[Materials provided]:
_____

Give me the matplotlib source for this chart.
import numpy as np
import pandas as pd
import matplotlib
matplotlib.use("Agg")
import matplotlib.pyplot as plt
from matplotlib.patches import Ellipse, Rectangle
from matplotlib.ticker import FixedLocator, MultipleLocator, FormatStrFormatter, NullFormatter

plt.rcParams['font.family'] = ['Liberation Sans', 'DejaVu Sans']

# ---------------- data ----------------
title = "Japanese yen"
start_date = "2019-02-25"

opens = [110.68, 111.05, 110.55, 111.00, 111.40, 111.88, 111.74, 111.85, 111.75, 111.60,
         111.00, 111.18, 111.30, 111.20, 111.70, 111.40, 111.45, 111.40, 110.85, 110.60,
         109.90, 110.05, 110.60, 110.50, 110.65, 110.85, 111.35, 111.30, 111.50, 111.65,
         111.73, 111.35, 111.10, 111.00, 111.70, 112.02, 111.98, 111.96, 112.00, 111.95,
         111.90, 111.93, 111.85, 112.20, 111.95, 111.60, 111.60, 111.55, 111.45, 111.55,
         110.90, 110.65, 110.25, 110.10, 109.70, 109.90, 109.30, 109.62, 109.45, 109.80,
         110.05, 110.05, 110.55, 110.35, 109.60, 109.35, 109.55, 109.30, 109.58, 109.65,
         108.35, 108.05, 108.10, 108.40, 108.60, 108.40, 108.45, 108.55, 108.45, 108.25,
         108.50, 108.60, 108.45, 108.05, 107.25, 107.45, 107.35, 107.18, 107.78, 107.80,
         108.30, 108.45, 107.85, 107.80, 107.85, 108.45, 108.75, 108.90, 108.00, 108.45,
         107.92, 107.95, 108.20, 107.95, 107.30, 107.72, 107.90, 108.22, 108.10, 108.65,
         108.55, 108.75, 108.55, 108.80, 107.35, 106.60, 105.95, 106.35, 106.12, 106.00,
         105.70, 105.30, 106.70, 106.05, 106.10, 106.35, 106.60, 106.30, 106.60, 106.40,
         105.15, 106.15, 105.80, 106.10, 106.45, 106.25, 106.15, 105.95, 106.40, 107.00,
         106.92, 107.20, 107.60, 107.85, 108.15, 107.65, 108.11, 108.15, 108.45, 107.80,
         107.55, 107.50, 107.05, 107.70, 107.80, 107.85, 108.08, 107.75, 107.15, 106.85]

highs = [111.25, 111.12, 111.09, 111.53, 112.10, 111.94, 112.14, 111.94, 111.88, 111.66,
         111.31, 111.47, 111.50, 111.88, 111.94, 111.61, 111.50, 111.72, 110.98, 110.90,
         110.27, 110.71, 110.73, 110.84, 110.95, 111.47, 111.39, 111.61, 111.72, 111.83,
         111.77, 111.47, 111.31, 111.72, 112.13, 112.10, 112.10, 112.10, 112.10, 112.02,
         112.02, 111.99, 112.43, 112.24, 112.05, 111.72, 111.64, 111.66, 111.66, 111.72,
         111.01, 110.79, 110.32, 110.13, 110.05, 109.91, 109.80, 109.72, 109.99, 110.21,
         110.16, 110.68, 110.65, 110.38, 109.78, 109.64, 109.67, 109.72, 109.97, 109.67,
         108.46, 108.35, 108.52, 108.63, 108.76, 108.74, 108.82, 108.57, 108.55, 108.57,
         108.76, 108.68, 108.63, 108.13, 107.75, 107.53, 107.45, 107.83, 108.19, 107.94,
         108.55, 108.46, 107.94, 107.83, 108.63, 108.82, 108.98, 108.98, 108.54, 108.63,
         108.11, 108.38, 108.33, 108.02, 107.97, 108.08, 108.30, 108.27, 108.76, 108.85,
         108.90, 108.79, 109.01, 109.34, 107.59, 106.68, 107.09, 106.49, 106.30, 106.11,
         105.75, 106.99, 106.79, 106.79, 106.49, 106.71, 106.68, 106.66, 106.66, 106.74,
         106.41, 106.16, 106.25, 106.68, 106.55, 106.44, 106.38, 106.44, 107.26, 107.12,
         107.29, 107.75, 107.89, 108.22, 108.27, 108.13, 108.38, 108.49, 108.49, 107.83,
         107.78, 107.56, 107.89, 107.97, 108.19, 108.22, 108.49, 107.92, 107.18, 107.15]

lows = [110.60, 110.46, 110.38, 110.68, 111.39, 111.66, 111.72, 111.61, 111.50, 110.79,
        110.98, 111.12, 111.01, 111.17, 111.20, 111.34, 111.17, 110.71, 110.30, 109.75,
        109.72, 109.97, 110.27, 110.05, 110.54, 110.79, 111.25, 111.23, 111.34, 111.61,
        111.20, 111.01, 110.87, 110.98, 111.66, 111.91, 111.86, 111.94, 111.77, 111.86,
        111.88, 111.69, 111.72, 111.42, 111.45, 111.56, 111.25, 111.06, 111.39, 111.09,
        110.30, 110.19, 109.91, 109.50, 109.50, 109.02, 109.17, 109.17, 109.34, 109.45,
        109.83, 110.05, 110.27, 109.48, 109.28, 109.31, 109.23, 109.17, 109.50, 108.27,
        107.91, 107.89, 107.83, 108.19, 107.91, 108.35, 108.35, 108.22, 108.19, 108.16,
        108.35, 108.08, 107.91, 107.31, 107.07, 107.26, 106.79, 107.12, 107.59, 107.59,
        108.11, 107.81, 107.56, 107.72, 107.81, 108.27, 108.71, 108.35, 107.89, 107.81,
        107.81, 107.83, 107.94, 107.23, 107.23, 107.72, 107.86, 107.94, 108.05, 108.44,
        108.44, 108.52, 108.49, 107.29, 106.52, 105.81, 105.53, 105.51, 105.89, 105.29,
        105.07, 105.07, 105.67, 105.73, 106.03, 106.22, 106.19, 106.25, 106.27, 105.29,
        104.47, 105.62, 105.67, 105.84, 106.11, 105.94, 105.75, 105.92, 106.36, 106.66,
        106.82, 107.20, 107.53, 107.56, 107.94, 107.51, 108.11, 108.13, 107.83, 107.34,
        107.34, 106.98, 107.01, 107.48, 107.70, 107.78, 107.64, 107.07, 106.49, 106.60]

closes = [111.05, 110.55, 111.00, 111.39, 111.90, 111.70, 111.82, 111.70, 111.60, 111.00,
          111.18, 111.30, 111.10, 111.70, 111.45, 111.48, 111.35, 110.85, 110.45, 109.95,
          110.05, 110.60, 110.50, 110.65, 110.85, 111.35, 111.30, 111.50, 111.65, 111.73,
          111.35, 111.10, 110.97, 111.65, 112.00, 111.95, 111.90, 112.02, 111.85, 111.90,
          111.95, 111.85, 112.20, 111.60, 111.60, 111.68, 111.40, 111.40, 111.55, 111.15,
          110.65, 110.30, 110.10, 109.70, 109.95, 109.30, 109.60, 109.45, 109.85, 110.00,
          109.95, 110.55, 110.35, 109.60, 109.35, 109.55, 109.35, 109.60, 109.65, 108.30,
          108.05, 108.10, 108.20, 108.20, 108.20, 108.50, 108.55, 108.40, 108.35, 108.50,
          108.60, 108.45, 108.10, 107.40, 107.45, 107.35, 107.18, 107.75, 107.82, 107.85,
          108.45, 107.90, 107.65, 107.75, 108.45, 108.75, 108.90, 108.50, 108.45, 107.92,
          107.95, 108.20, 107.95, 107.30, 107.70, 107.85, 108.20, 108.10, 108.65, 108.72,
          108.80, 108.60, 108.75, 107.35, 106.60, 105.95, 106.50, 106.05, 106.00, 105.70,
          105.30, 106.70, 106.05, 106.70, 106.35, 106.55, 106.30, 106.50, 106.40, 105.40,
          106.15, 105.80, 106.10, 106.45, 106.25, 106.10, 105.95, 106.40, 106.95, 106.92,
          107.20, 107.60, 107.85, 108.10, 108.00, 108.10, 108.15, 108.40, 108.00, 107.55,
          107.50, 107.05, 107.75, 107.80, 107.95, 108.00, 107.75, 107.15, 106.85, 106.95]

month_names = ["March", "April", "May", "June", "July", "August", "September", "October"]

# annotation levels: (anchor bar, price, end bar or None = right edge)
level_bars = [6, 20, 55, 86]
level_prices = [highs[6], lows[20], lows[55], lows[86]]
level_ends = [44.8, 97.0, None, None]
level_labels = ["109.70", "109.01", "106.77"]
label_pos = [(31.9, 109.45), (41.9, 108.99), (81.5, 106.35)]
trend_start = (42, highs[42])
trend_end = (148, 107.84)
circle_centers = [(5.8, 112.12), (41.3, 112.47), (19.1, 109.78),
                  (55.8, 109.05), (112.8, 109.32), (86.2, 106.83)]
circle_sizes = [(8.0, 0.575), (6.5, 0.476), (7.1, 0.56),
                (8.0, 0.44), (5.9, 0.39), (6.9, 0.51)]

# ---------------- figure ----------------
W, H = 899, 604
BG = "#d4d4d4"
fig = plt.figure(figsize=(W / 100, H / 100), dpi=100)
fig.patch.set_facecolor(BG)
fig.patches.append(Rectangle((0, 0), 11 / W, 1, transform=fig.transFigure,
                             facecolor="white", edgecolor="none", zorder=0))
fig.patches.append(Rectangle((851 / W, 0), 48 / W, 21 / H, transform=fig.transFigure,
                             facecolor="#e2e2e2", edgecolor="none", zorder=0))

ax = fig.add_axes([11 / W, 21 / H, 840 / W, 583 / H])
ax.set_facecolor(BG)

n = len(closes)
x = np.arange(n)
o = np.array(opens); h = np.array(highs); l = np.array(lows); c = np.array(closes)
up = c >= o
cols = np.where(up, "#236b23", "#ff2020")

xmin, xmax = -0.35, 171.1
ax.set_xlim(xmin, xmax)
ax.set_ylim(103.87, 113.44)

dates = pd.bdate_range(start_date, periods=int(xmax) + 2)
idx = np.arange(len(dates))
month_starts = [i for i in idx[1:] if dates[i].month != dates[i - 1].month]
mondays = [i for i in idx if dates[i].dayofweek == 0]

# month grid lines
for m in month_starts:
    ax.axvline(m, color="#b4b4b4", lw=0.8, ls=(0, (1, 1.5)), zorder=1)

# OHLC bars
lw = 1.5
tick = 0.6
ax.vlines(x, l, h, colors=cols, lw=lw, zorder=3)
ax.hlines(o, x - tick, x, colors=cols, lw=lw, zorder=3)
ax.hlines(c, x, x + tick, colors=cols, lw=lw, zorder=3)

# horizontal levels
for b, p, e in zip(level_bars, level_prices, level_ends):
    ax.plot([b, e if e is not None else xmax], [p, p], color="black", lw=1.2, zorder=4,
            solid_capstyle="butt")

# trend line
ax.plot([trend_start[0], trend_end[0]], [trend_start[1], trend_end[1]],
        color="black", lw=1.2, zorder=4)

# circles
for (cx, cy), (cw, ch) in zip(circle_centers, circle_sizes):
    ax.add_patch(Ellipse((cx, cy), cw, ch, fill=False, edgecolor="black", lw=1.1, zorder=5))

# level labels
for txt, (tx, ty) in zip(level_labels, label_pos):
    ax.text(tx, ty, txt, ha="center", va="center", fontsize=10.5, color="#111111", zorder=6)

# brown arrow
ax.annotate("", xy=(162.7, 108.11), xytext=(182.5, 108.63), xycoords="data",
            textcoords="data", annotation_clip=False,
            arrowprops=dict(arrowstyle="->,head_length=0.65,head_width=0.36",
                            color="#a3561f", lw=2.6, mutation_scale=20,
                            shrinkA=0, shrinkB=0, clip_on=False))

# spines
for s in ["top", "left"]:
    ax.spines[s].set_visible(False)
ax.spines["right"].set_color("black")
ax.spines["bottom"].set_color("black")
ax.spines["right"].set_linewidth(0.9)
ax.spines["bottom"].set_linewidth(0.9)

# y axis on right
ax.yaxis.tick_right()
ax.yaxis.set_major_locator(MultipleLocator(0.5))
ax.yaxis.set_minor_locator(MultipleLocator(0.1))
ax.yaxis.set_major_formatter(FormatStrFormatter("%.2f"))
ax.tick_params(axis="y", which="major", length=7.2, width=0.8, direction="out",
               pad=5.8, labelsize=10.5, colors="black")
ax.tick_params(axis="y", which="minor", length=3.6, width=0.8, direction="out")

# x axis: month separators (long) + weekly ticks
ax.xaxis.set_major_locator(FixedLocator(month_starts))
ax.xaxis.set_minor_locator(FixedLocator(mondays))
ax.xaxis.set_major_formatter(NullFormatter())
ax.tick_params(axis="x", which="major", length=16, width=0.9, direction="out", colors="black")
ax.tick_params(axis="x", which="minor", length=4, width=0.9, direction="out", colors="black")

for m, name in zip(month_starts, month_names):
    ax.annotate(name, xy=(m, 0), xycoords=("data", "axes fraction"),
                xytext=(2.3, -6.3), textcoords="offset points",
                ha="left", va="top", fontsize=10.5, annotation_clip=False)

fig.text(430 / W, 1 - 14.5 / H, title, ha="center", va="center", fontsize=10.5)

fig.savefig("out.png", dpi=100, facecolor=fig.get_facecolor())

_____

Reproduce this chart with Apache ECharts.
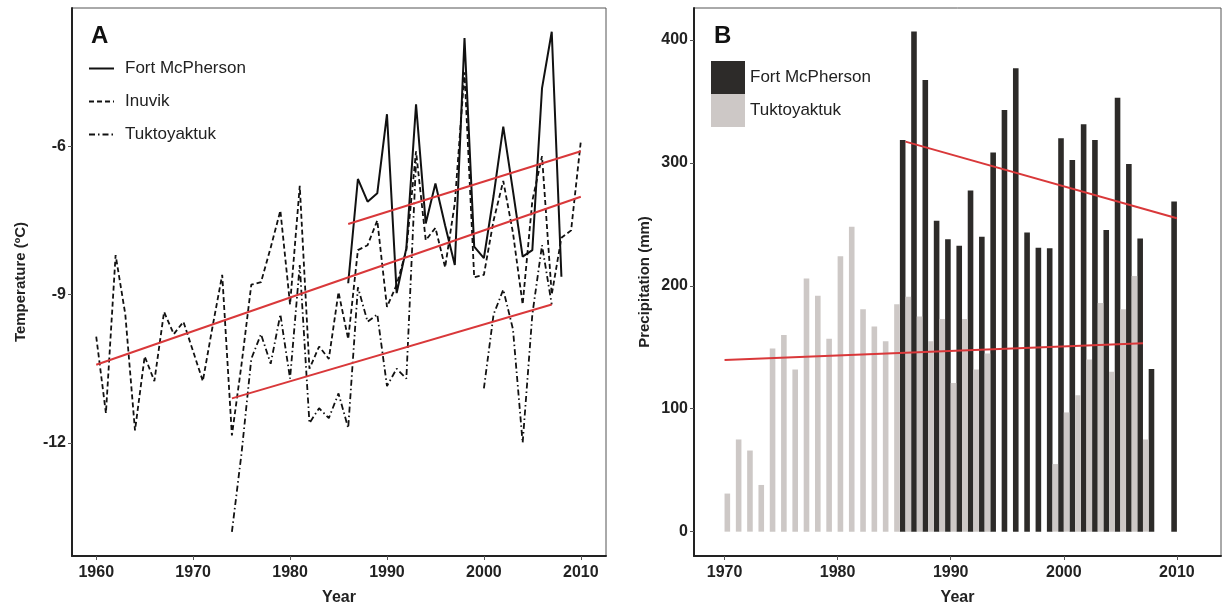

_____

Copy out each line of the listing that holds "matplotlib".

Give me the matplotlib source for this chart.
import matplotlib
matplotlib.use("Agg")
import matplotlib.pyplot as plt
from matplotlib.patches import Ellipse, Rectangle
from matplotlib.ticker import FixedLocator, MultipleLocator, FormatStrFormatter, NullFormatter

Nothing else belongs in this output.